To really get to grips with Chapada dos Veadeiros you need to head 37km further up a good-quality dirt road to the small village of SÃO JORGE, next to the only entrance to the national park. Looking around São Jorge, you can see the potential that ecotourism has to protect landscapes and generate jobs and income at the same time. Before the creation of the national park in 1980, the main industry hereabouts was the mining of rock crystals. When the practice was eventually made illegal in and around the park, the parks authority, prodded and helped by the World Wildlife Fund, recognized the need to create jobs linked to the park and invested heavily in training local ex-miners to be guides – the perfect choice, since no one picked over every remote nook and cranny of the landscape quite like them. So there is a good reason why IBAMA, the federal parks authority, makes it compulsory for visitors to the park to be accompanied by a guide.
Hikes around São Jorge
Hikes around São Jorge
Hiking options around São Jorge are less strenuous than in the national park, but still spectacular. You could easily spend a week doing a series of rewarding day-hikes without even entering the national park, and for those travelling with children, for whom the long hikes in the park are not realistic, these shorter hikes are a great family outing. All destinations are reached by heading along the road that passes the village, either west or east – that is, towards or away from Alto Paraíso.

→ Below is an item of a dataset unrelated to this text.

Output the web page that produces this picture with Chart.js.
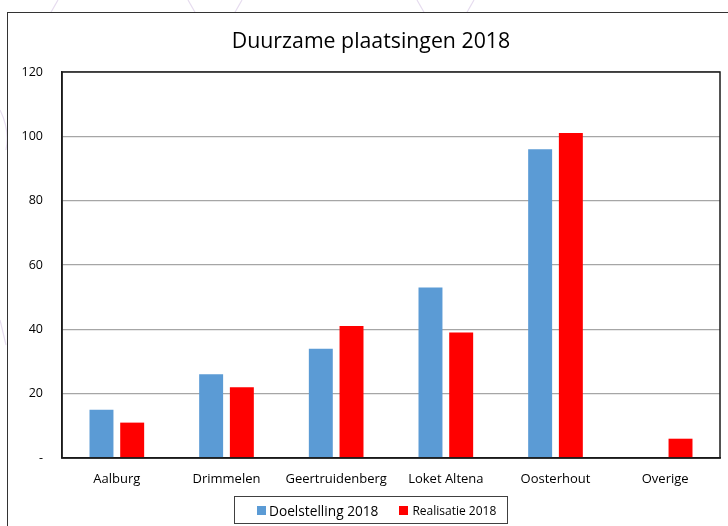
<!DOCTYPE html>
<html>
<head>
<meta charset="utf-8">
<script src="https://cdn.jsdelivr.net/npm/chart.js@4/dist/chart.umd.min.js"></script>
<style>
  html, body { margin: 0; padding: 0; background: #fff; }
  #wrap { position: relative; width: 728px; height: 526px; overflow: hidden; font-family: "Open Sans", sans-serif; }
  #deco { position: absolute; left: 0; top: 0; }
  #frame { position: absolute; left: 7px; top: 12px; width: 740px; height: 540px; border: 1.5px solid #333; background: #fff; box-sizing: border-box; }
  #cv { position: absolute; left: 0; top: 0; }
  #title { position: absolute; left: 0; top: 27px; width: 742px; text-align: center; font-size: 21.3px; line-height: 25px; color: #000; white-space: nowrap; }
  #legend { position: absolute; left: 234px; top: 496px; width: 274px; height: 28px; border: 1px solid #404040; box-sizing: border-box; display: flex; align-items: center; color: #000; }
  .item { display: flex; align-items: center; }
  .sw { width: 9px; height: 9px; display: inline-block; }
</style>
</head>
<body>
<div id="wrap">
  <svg id="deco" width="728" height="526">
    <g stroke="#e6dcef" stroke-width="1.2" fill="none">
      <line x1="50" y1="14" x2="58" y2="0"/>
      <line x1="188" y1="0" x2="196" y2="14"/>
      <line x1="234" y1="14" x2="242" y2="0"/>
      <line x1="417" y1="0" x2="425" y2="14"/>
      <line x1="466" y1="14" x2="474" y2="0"/>
      <path d="M0 110 Q10 130 6 150"/>
      <path d="M0 320 L6 345"/>
    </g>
  </svg>
  <div id="frame"></div>
  <canvas id="cv" width="728" height="526"></canvas>
  <div id="title"></div>
  <div id="legend"></div>
</div>
<script>
const chartTitle = "Duurzame plaatsingen 2018";
const categories = ["Aalburg", "Drimmelen", "Geertruidenberg", "Loket Altena", "Oosterhout", "Overige"];
const doelstelling2018 = [15, 26, 34, 53, 96, null];
const realisatie2018 = [11, 22, 41, 39, 101, 6];
const yTicks = [0, 20, 40, 60, 80, 100, 120];
const seriesNames = ["Doelstelling 2018", "Realisatie 2018"];
const seriesColors = ["#5b9bd5", "#ff0000"];

document.getElementById('title').textContent = chartTitle;

const frameBox = {
  id: 'frameBox',
  afterDraw(chart) {
    const a = chart.chartArea, c = chart.ctx;
    c.save();
    c.strokeStyle = '#1a1a1a';
    c.lineWidth = 1.5;
    c.strokeRect(a.left, a.top, a.right - a.left, a.bottom - a.top);
    c.restore();
  }
};

const chart = new Chart(document.getElementById('cv'), {
  type: 'bar',
  data: {
    labels: categories,
    datasets: [
      { label: seriesNames[0], data: doelstelling2018, backgroundColor: seriesColors[0], barPercentage: 0.78, categoryPercentage: 0.56 },
      { label: seriesNames[1], data: realisatie2018, backgroundColor: seriesColors[1], barPercentage: 0.78, categoryPercentage: 0.56 }
    ]
  },
  options: {
    responsive: false,
    animation: false,
    layout: { padding: { top: 72, right: 8, bottom: 0, left: 0 } },
    plugins: {
      legend: { display: false },
      tooltip: { enabled: false },
      title: { display: false }
    },
    scales: {
      x: {
        grid: { display: false, drawTicks: false },
        border: { display: true, color: '#1a1a1a', width: 1.5 },
        ticks: { color: '#000', font: { family: 'Open Sans', size: 13 }, padding: 13, maxRotation: 0 },
        afterFit(s) { s.height = 68; }
      },
      y: {
        min: 0, max: 120,
        afterBuildTicks(s) { s.ticks = yTicks.map(v => ({ value: v })); },
        grid: { color: '#a6a6a6', lineWidth: 1.3, drawTicks: false },
        border: { display: true, color: '#1a1a1a', width: 1.5 },
        ticks: {
          color: '#000', font: { family: 'Open Sans', size: 12.5 }, padding: 19,
          callback: v => v === 0 ? '-' : String(v)
        },
        afterFit(s) { s.width = 62; }
      }
    }
  },
  plugins: [frameBox]
});

const leg = document.getElementById('legend');
const sizes = [13.7, 12];
const margins = [22, 21];
const gaps = [3, 4];
seriesNames.forEach((n, i) => {
  const it = document.createElement('div');
  it.className = 'item';
  it.style.marginLeft = margins[i] + 'px';
  const sw = document.createElement('span');
  sw.className = 'sw';
  sw.style.background = seriesColors[i];
  sw.style.marginRight = gaps[i] + 'px';
  const tx = document.createElement('span');
  tx.textContent = n;
  tx.style.fontSize = sizes[i] + 'px';
  it.appendChild(sw); it.appendChild(tx);
  leg.appendChild(it);
});
</script>
</body>
</html>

The most striking hike around São Jorge leads to Vale da Lua, a forested valley where the river São Miguel has carved a narrow canyon through an extraordinary series of sculptured granite curves. To get there from the village, head to the main road and continue 4km east – in the direction of Alto Paraíso. On your right you come to a signposted trail into the Vale da Lua. There is a nominal entrance fee; you can either follow the trail directly to a swimhole, or else peel left, along a different route towards the swimhole, by walking down the valley, the best route to see its extraordinary geology. Flash floods can be a problem here in the rainy season, given the narrowness of the gorge, so exercise caution.

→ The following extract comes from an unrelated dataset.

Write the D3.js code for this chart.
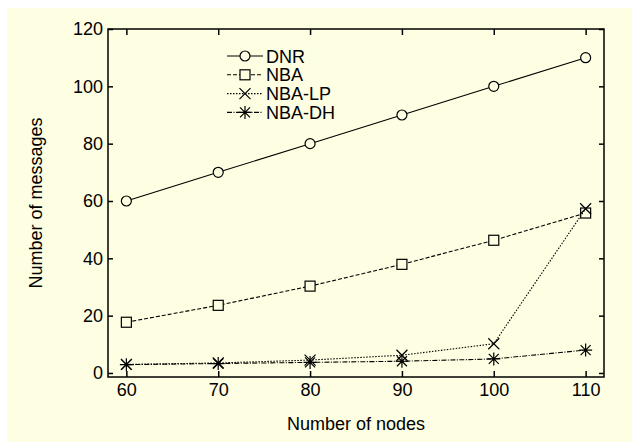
<!DOCTYPE html>
<html>
<head>
<meta charset="utf-8">
<script src="https://cdn.jsdelivr.net/npm/d3@7"></script>
<style>
  body { margin: 0; background: #ffffff; }
  svg text { font-family: "Liberation Sans", Arial, sans-serif; fill: #000; }
</style>
</head>
<body>
<svg id="chart" width="632" height="442"></svg>
<script>
// data
const nodes = [60, 70, 80, 90, 100, 110];
const dnr = [60, 70, 80, 90, 100, 110];
const nba = [17.7, 23.6, 30.3, 37.9, 46.3, 55.8];
const nbaLp = [3.0, 3.5, 4.5, 6.2, 10.2, 57.3];
const nbaDh = [2.9, 3.3, 3.7, 4.1, 4.9, 8.0];
const seriesNames = ['DNR', 'NBA', 'NBA-LP', 'NBA-DH'];
const xTicks = [60, 70, 80, 90, 100, 110];
const yTicks = [0, 20, 40, 60, 80, 100, 120];

drawChart();

function drawChart(){
    let svg = d3.select('#chart');

    // yellow panel, leaves a thin white strip at top and left
    svg.append('rect')
        .attr('x', 7).attr('y', 8)
        .attr('width', 625).attr('height', 434)
        .attr('fill', '#fefee2');

    let x = d3.scaleLinear().domain([58, 112]).range([108, 604]);
    let y = d3.scaleLinear().domain([-1.4, 120]).range([377, 29]);

    let series = [
        {name: seriesNames[0], values: dnr, dash: null, marker: 'circle'},
        {name: seriesNames[1], values: nba, dash: '4,2', marker: 'square'},
        {name: seriesNames[2], values: nbaLp, dash: '1.5,1.5', marker: 'x'},
        {name: seriesNames[3], values: nbaDh, dash: '5,1.5,1,1.5', marker: 'star'}
    ];

    let line = d3.line()
        .x((d, i) => x(nodes[i]))
        .y(d => y(d));

    series.forEach(s => {
        svg.append('path')
            .attr('d', line(s.values))
            .attr('fill', 'none')
            .attr('stroke', '#000')
            .attr('stroke-width', 1.1)
            .attr('stroke-dasharray', s.dash);
        s.values.forEach((v, i) => drawMarker(svg, s.marker, x(nodes[i]), y(v)));
    });

    // box axes, ticks pointing inward
    let xAxisB = d3.axisBottom(x).tickValues(xTicks).tickSizeInner(-6).tickSizeOuter(0).tickPadding(10);
    let xAxisT = d3.axisTop(x).tickValues(xTicks).tickSizeInner(-6).tickSizeOuter(0).tickFormat('');
    let yAxisL = d3.axisLeft(y).tickValues(yTicks).tickSizeInner(-5).tickSizeOuter(0).tickPadding(10);
    let yAxisR = d3.axisRight(y).tickValues(yTicks).tickSizeInner(-5).tickSizeOuter(0).tickFormat('');

    let gxb = svg.append('g').attr('transform', 'translate(0,377)').call(xAxisB);
    let gxt = svg.append('g').attr('transform', 'translate(0,29)').call(xAxisT);
    let gyl = svg.append('g').attr('transform', 'translate(108,0)').call(yAxisL);
    let gyr = svg.append('g').attr('transform', 'translate(604,0)').call(yAxisR);

    [gxb, gxt, gyl, gyr].forEach(g => {
        g.select('.domain').remove();
        g.selectAll('line').attr('stroke', '#000').attr('stroke-width', 1.5);
        g.selectAll('text').style('font-size', '18px').attr('font-family', null);
    });
    gxb.selectAll('text').attr('dy', '0.71em').attr('y', 6);
    gyl.selectAll('text').attr('x', -5);

    svg.append('rect')
        .attr('x', 108).attr('y', 29)
        .attr('width', 496).attr('height', 348)
        .attr('fill', 'none')
        .attr('stroke', '#000')
        .attr('stroke-width', 1.5);

    // axis titles
    svg.append('text')
        .attr('x', 356).attr('y', 430)
        .attr('text-anchor', 'middle')
        .style('font-size', '18px')
        .text('Number of nodes');
    svg.append('text')
        .attr('transform', 'translate(42,203) rotate(-90)')
        .attr('text-anchor', 'middle')
        .style('font-size', '18px')
        .text('Number of messages');

    // legend, no frame
    series.forEach((s, i) => {
        let cy = 56 + i * 18.8;
        svg.append('line')
            .attr('x1', 227).attr('x2', 263)
            .attr('y1', cy).attr('y2', cy)
            .attr('stroke', '#000')
            .attr('stroke-width', 1.1)
            .attr('stroke-dasharray', s.dash);
        drawMarker(svg, s.marker, 245, cy);
        svg.append('text')
            .attr('x', 266).attr('y', cy + 6.5)
            .style('font-size', '18px')
            .text(s.name);
    });
}

function drawMarker(svg, type, cx, cy){
    let g = svg.append('g')
        .attr('transform', 'translate(' + cx + ',' + cy + ')')
        .attr('fill', 'none')
        .attr('stroke', '#000')
        .attr('stroke-width', 1.2);
    if(type == 'circle'){
        g.append('circle').attr('r', 5).attr('fill', '#fefee2');
    } else if(type == 'square'){
        g.append('rect').attr('x', -5).attr('y', -5).attr('width', 10).attr('height', 10).attr('fill', '#fefee2');
    } else if(type == 'x'){
        g.append('path').attr('d', 'M-5.5,-5.5L5.5,5.5M-5.5,5.5L5.5,-5.5');
    } else {
        g.append('path').attr('d', 'M-5,-5L5,5M-5,5L5,-5M0,-6.5L0,6.5M-6.5,0L6.5,0');
    }
}
</script>
</body>
</html>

Back at São Jorge, heading in the opposite direction, away from Alto Paraíso, will take you, in quick succession, to Raizama, a beautiful gorge with a series of swimholes and waterfalls, and Morada do Sol, which has less-spectacular waterfalls, but more spectacular views up and down the valley. Another 5km up the main road will bring you to a private estate, Água Quente, where the owner has channelled a natural warm spring – tepid rather than hot – into a couple of large pools, making this a wonderful place to soak and recover from the walk. All of the above destinations charge a R$2.50–5 entrance fee.